When did you stop calling it recovery

Something I’ve been sitting with lately. Eighteen months since the infection that started all of this, and I still catch myself saying “I’m still recovering” when people ask. But that’s not quite honest anymore, is it. At some point, this stopped being something I was passing through and became something I was living with.

ME/CFS, POTS, the cognitive dysfunction, the crashes after I overdo it. The whole constellation. But I don’t have a clear date for when my thinking actually shifted. I’ve been logging symptoms since month three, partly to show my neuro a real picture, partly because it gave me the illusion I was doing something productive.

At some point the log stopped feeling like evidence of recovery-in-progress and started feeling like a record of a new baseline. For me it might have been around month ten, when I realised I’d stopped counting weeks since the virus. Or maybe it was the second time I cancelled a family visit because I’d misjudged my window and crashed beforehand. Or the appointment where my neuro said we’d “monitor for improvement” - which I read as him not expecting much of one.
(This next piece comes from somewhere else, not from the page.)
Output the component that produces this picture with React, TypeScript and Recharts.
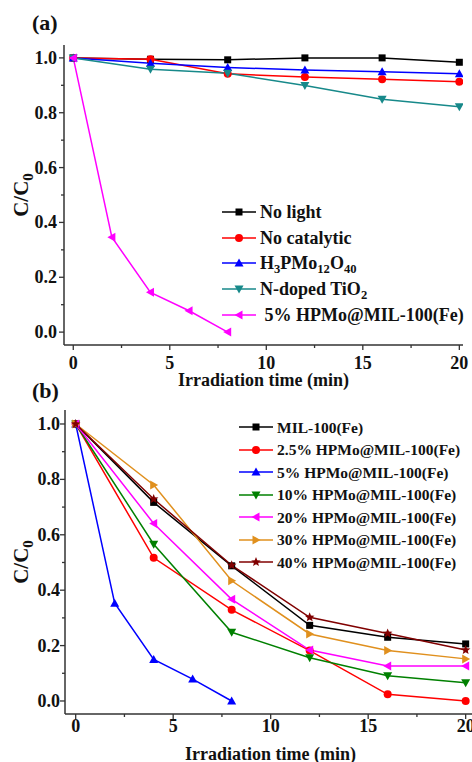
import React from 'react'
import { LineChart, Line, XAxis, YAxis } from 'recharts'

const FONT = '"Liberation Serif", "Times New Roman", serif'
const AXIS = '#333'

// panel (a)
const timesSlow = [0, 4, 8, 12, 16, 20]
const timesFast = [0, 2, 4, 6, 8]
const noLight = [1.0, 0.995, 0.993, 1.0, 1.0, 0.984]
const noCatalytic = [1.0, 0.995, 0.942, 0.93, 0.922, 0.913]
const hpmoAcid = [1.0, 0.98, 0.965, 0.956, 0.949, 0.942]
const nDopedTiO2 = [1.0, 0.959, 0.944, 0.899, 0.849, 0.822]
const hpmo5a = [1.0, 0.346, 0.145, 0.078, 0.0]

// panel (b)
const mil100 = [1.0, 0.717, 0.488, 0.273, 0.23, 0.206]
const hpmo25 = [1.0, 0.517, 0.329, 0.182, 0.024, 0.0]
const hpmo5b = [1.0, 0.353, 0.15, 0.079, 0.0]
const hpmo10 = [1.0, 0.566, 0.248, 0.156, 0.091, 0.066]
const hpmo20 = [1.0, 0.641, 0.367, 0.184, 0.126, 0.126]
const hpmo30 = [1.0, 0.78, 0.434, 0.242, 0.182, 0.152]
const hpmo40 = [1.0, 0.729, 0.49, 0.302, 0.244, 0.184]

const xTicks = [0, 2.5, 5, 7.5, 10, 12.5, 15, 17.5, 20]
const yTicks = [0, 0.1, 0.2, 0.3, 0.4, 0.5, 0.6, 0.7, 0.8, 0.9, 1.0]

type Shape = 'square' | 'circle' | 'up' | 'down' | 'left' | 'right' | 'star'

interface Series {
  name: string
  color: string
  shape: Shape
  times: number[]
  values: number[]
}

const seriesA: Series[] = [
  { name: 'No light', color: '#000000', shape: 'square', times: timesSlow, values: noLight },
  { name: 'No catalytic', color: '#ff0000', shape: 'circle', times: timesSlow, values: noCatalytic },
  { name: 'H_3PMo_12O_40', color: '#0000ff', shape: 'up', times: timesSlow, values: hpmoAcid },
  { name: 'N-doped TiO_2', color: '#17898a', shape: 'down', times: timesSlow, values: nDopedTiO2 },
  { name: ' 5% HPMo@MIL-100(Fe)', color: '#ff00ff', shape: 'left', times: timesFast, values: hpmo5a },
]

const seriesB: Series[] = [
  { name: 'MIL-100(Fe)', color: '#000000', shape: 'square', times: timesSlow, values: mil100 },
  { name: '2.5% HPMo@MIL-100(Fe)', color: '#ff0000', shape: 'circle', times: timesSlow, values: hpmo25 },
  { name: '5% HPMo@MIL-100(Fe)', color: '#0000ff', shape: 'up', times: timesFast, values: hpmo5b },
  { name: '10% HPMo@MIL-100(Fe)', color: '#008000', shape: 'down', times: timesSlow, values: hpmo10 },
  { name: '20% HPMo@MIL-100(Fe)', color: '#ff00ff', shape: 'left', times: timesSlow, values: hpmo20 },
  { name: '30% HPMo@MIL-100(Fe)', color: '#e0901e', shape: 'right', times: timesSlow, values: hpmo30 },
  { name: '40% HPMo@MIL-100(Fe)', color: '#800000', shape: 'star', times: timesSlow, values: hpmo40 },
]

const toPoints = (s: Series) => s.times.map((t, i) => ({ t, v: s.values[i] }))

function Marker({ cx, cy, shape, color }: { cx: number; cy: number; shape: Shape; color: string }) {
  if (cx == null || cy == null) return null
  const r = 4.5
  switch (shape) {
    case 'square':
      return <rect x={cx - 3.5} y={cy - 3.5} width={7} height={7} fill={color} />
    case 'circle':
      return <circle cx={cx} cy={cy} r={4} fill={color} />
    case 'up':
      return <polygon points={`${cx},${cy - r} ${cx + r},${cy + 3.5} ${cx - r},${cy + 3.5}`} fill={color} />
    case 'down':
      return <polygon points={`${cx},${cy + r} ${cx + r},${cy - 3.5} ${cx - r},${cy - 3.5}`} fill={color} />
    case 'left':
      return <polygon points={`${cx - r},${cy} ${cx + 3.5},${cy - r} ${cx + 3.5},${cy + r}`} fill={color} />
    case 'right':
      return <polygon points={`${cx + r},${cy} ${cx - 3.5},${cy - r} ${cx - 3.5},${cy + r}`} fill={color} />
    case 'star': {
      const pts: string[] = []
      for (let k = 0; k < 10; k++) {
        const rad = k % 2 === 0 ? 5 : 2.2
        const a = -Math.PI / 2 + (k * Math.PI) / 5
        pts.push(`${cx + rad * Math.cos(a)},${cy + rad * Math.sin(a)}`)
      }
      return <polygon points={pts.join(' ')} fill={color} />
    }
  }
  return null
}

// "_12" -> subscript 12
function withSubs(label: string) {
  const parts = label.split(/_(\d+)/)
  return parts.map((p, i) =>
    i % 2 === 1 ? (
      <sub key={i} style={{ fontSize: '0.7em', verticalAlign: '-0.35em', lineHeight: 0 }}>{p}</sub>
    ) : (
      <span key={i} style={{ whiteSpace: 'pre' }}>{p}</span>
    ),
  )
}

const isMajor = (v: number, step: number) => Math.abs(v / step - Math.round(v / step)) < 1e-6

function XTick(props: any) {
  const { x, y, payload, labelDy } = props
  const major = isMajor(payload.value, 5)
  return (
    <g>
      <line x1={x} y1={y} x2={x} y2={y + (major ? 5 : 3)} stroke={AXIS} strokeWidth={1.3} />
      {major && (
        <text x={x} y={y + labelDy} textAnchor="middle" fontFamily={FONT} fontWeight="bold" fontSize={18} fill="#111">
          {payload.value}
        </text>
      )}
    </g>
  )
}

function YTick(props: any) {
  const { x, y, payload, labelGap } = props
  const major = isMajor(payload.value, 0.2)
  return (
    <g>
      <line x1={x} y1={y} x2={x - (major ? 5 : 3)} y2={y} stroke={AXIS} strokeWidth={1.3} />
      {major && (
        <text x={x - labelGap} y={y + 6} textAnchor="end" fontFamily={FONT} fontWeight="bold" fontSize={18} fill="#111">
          {payload.value.toFixed(1)}
        </text>
      )}
    </g>
  )
}

function XTitle({ viewBox, dy }: any) {
  const vb = viewBox ?? { x: 0, y: 0, width: 0 }
  return (
    <text x={vb.x + vb.width / 2} y={vb.y + dy} textAnchor="middle" fontFamily={FONT} fontWeight="bold" fontSize={18} fill="#111">
      Irradiation time (min)
    </text>
  )
}

function YTitle({ viewBox }: any) {
  const vb = viewBox ?? { x: 0, y: 0, height: 0 }
  const cx = vb.x + 28
  const cy = vb.y + vb.height / 2
  return (
    <text
      x={cx}
      y={cy}
      transform={`rotate(-90 ${cx} ${cy})`}
      textAnchor="middle"
      fontFamily={FONT}
      fontWeight="bold"
      fontSize={21}
      fill="#111"
    >
      C/C
      <tspan fontSize={15} dy={5}>0</tspan>
    </text>
  )
}

function LegendBox({ series, left, top, rowH, fontSize }: { series: Series[]; left: number; top: number; rowH: number; fontSize: number }) {
  return (
    <div style={{ position: 'absolute', left, top, fontFamily: FONT, fontWeight: 'bold', fontSize, color: '#111' }}>
      {series.map(s => (
        <div key={s.name} style={{ height: rowH, display: 'flex', alignItems: 'center', whiteSpace: 'nowrap' }}>
          <svg width={34} height={14} style={{ flex: 'none' }}>
            <line x1={0} y1={7} x2={34} y2={7} stroke={s.color} strokeWidth={1.6} />
            <Marker cx={17} cy={7} shape={s.shape} color={s.color} />
          </svg>
          <span style={{ marginLeft: 4, lineHeight: 1 }}>{withSubs(s.name)}</span>
        </div>
      ))}
    </div>
  )
}

interface PanelProps {
  series: Series[]
  width: number
  height: number
  margin: { top: number; right: number; bottom: number; left: number }
  yAxisWidth: number
  xAxisHeight: number
  xDomain: [number, number]
  yDomain: [number, number]
  tickDy: number
  tickGap: number
  titleDy: number
}

function Panel(p: PanelProps) {
  return (
    <LineChart width={p.width} height={p.height} margin={p.margin}>
      <XAxis
        dataKey="t"
        type="number"
        domain={p.xDomain}
        allowDataOverflow
        ticks={xTicks}
        interval={0}
        height={p.xAxisHeight}
        tickSize={0}
        tickMargin={0}
        tickLine={false}
        axisLine={{ stroke: AXIS, strokeWidth: 1.5 }}
        tick={<XTick labelDy={p.tickDy} />}
        label={{ content: (lp: any) => <XTitle viewBox={lp.viewBox} dy={p.titleDy} /> }}
      />
      <XAxis xAxisId="top" orientation="top" type="number" domain={p.xDomain} allowDataOverflow height={0} tick={false} tickLine={false} axisLine={{ stroke: AXIS, strokeWidth: 1.5 }} />
      <YAxis
        type="number"
        domain={p.yDomain}
        allowDataOverflow
        ticks={yTicks}
        interval={0}
        width={p.yAxisWidth}
        tickSize={0}
        tickMargin={0}
        tickLine={false}
        axisLine={{ stroke: AXIS, strokeWidth: 1.5 }}
        tick={<YTick labelGap={p.tickGap} />}
        label={{ content: (lp: any) => <YTitle viewBox={lp.viewBox} /> }}
      />
      <YAxis yAxisId="right" orientation="right" type="number" domain={p.yDomain} allowDataOverflow width={0} tick={false} tickLine={false} axisLine={{ stroke: AXIS, strokeWidth: 1.5 }} />
      {p.series.map(s => (
        <Line
          key={s.name}
          data={toPoints(s)}
          dataKey="v"
          type="linear"
          stroke={s.color}
          strokeWidth={1.5}
          isAnimationActive={false}
          dot={(dp: any) => <Marker key={`${s.name}-${dp.index}`} cx={dp.cx} cy={dp.cy} shape={s.shape} color={s.color} />}
        />
      ))}
    </LineChart>
  )
}

const panelLetter: React.CSSProperties = {
  position: 'absolute',
  fontFamily: FONT,
  fontWeight: 'bold',
  fontSize: 22,
  color: '#111',
  lineHeight: 1,
}

export default function App() {
  return (
    <div style={{ position: 'relative', width: 472, height: 762, overflow: 'hidden', background: '#fff' }}>
      <style>{'body{margin:0}'}</style>
      <div style={{ position: 'absolute', left: 0, top: 0 }}>
        <Panel
          series={seriesA}
          width={472}
          height={390}
          margin={{ top: 45, right: 9, bottom: 0, left: 0 }}
          yAxisWidth={64}
          xAxisHeight={45}
          xDomain={[-0.48, 20.19]}
          yDomain={[-0.047, 1.047]}
          tickDy={23.5}
          tickGap={7}
          titleDy={41}
        />
      </div>
      <span style={{ ...panelLetter, left: 32, top: 12 }}>(a)</span>
      <LegendBox series={seriesA} left={222} top={199} rowH={25.75} fontSize={18} />

      <div style={{ position: 'absolute', left: 0, top: 370 }}>
        <Panel
          series={seriesB}
          width={480}
          height={392}
          margin={{ top: 40, right: 4, bottom: 0, left: 0 }}
          yAxisWidth={65}
          xAxisHeight={48}
          xDomain={[-0.548, 20.53]}
          yDomain={[-0.047, 1.0505]}
          tickDy={18}
          tickGap={5}
          titleDy={46}
        />
      </div>
      <span style={{ ...panelLetter, left: 32, top: 380 }}>(b)</span>
      <LegendBox series={seriesB} left={239} top={416} rowH={22.5} fontSize={15.5} />
    </div>
  )
}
I still find it hard to say “this is chronic” out loud, even to my GP. I work in physical therapy, I know the vocabulary, and I still soften it. “I’m not quite back to normal yet.” Which is eighteen months of not being fully honest with myself or the people treating me. Some of what I’ve read describes a grief around this - the moment you stop holding the door open for the version of yourself that was going to bounce back.

Did any of you have a specific moment where the language changed? And did naming it differently - to yourself or to someone else - actually shift how you were treated or how you felt about it?